Varanasi or Benaras situated on the banks of River Ganges in Uttar Pradesh is one of the most important Hindu pilgrimage centers. We can find references of this ancient city in the Vedas. Many temples sprawls throughout the length and breath of the city. The ghat in the city still carries that old world charm. Narrow lanes, crowded streets, people performing yagnas in the Ghats while taking a dip in the holy river, road side shops selling knick knacks are some of the characteristic feature of this city. The regions near the Ghats are extremely populated and house some of the renowned Hindu temples. Each of the Ghats here has a story behind it like Dasaswamedh Ghat is where Lord Brahma is supposed to have sacrificed 10 horses in a yajna. Check out the many Museums in Varanasi to understand the true implication of the city. Bharat Kala Bhavan located in the premises of Benaras Hindu University Campus showcases a number of objects dealing with arts and architecture.

History of Bharat Kala Bhavan, Varanasi

This is one of the oldest museums in Benaras. It was set up in 1920 A.D.

Description of Bharat Kala Bhavan, Varanasi

Bharat Kala Bhavan displays India’s heritage at its best. It showcases many priceless objects which bears testimony to the richness of our country. It is opened from 11 A.M to 4.30 P.M. Rabindranath Tagore was its first honorary chairman. However the full credit for its development and up gradation goes to late Rai Krishnadasa who was a renowned writer in Hindi. The museum is divided into different sections like Mahamana Malaviya gallery, Nicholas Roerich gallery, Chhavi or painting gallery, sculpture gallery, archeological gallery, Nidhi (treasure gallery), and decorative art gallery. This museum is one of the best preserved museums in the whole of India.

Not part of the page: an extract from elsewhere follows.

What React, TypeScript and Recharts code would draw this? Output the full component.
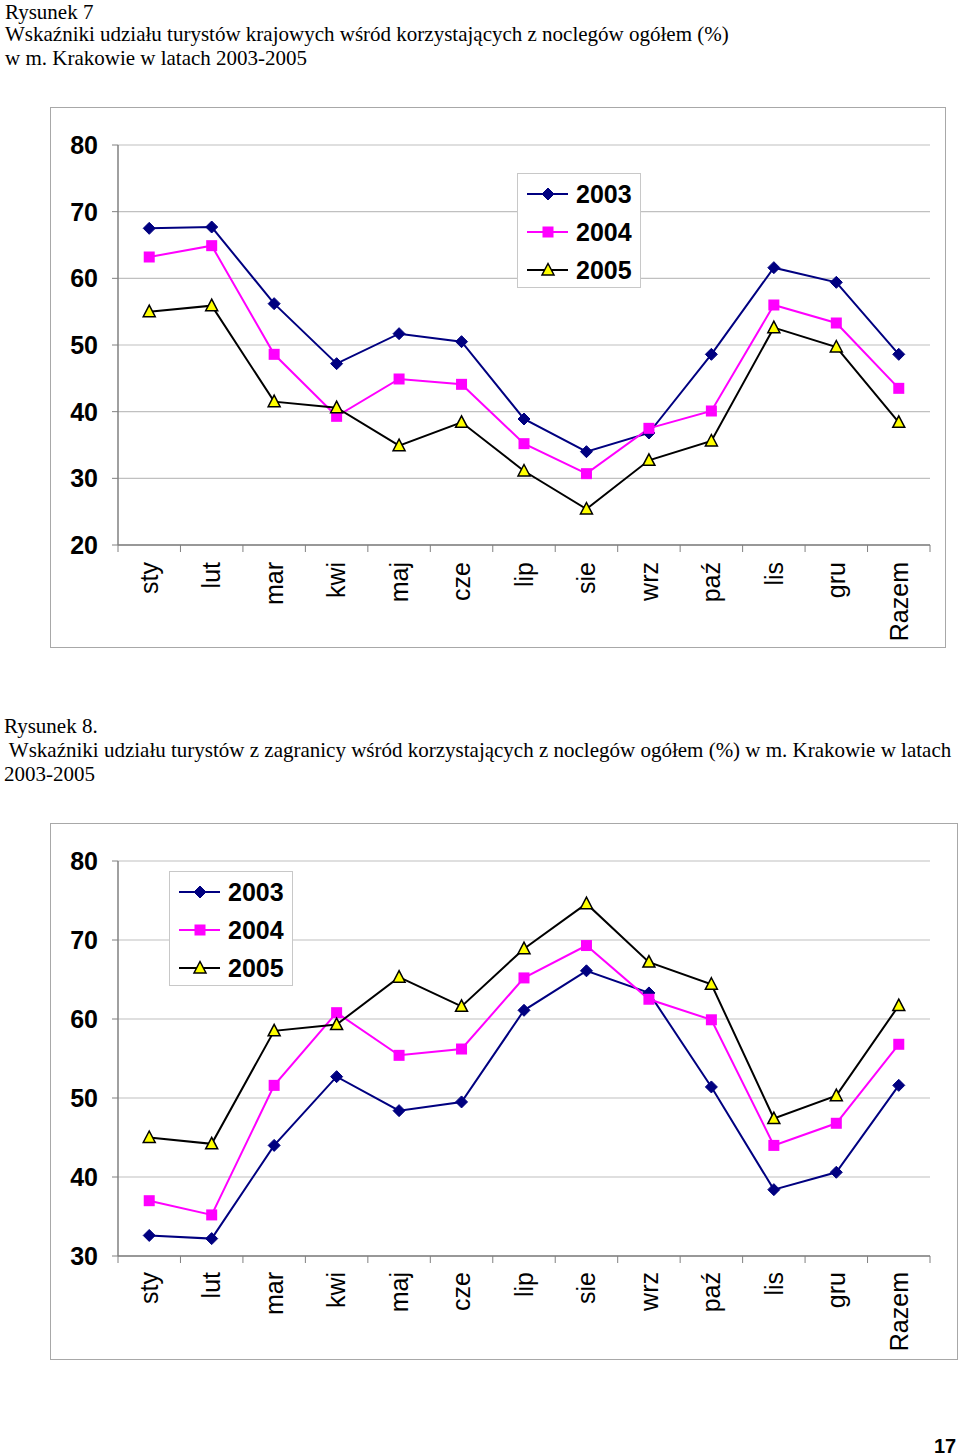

The main hall of the Bharat Kala Bhavan consists of the finest art, sculpture and painting collections. One of the figurines which is quite popular is that of Lord Krishna standing on one leg and one hand on his hip while trying to lift a heavy stone with the other hand. It has been interpreted as Lord Krishna trying to lift Mount Govardhana. A bronze image, terracotta figures and miniature paintings during the time of the Mughal period also finds a place in the museum.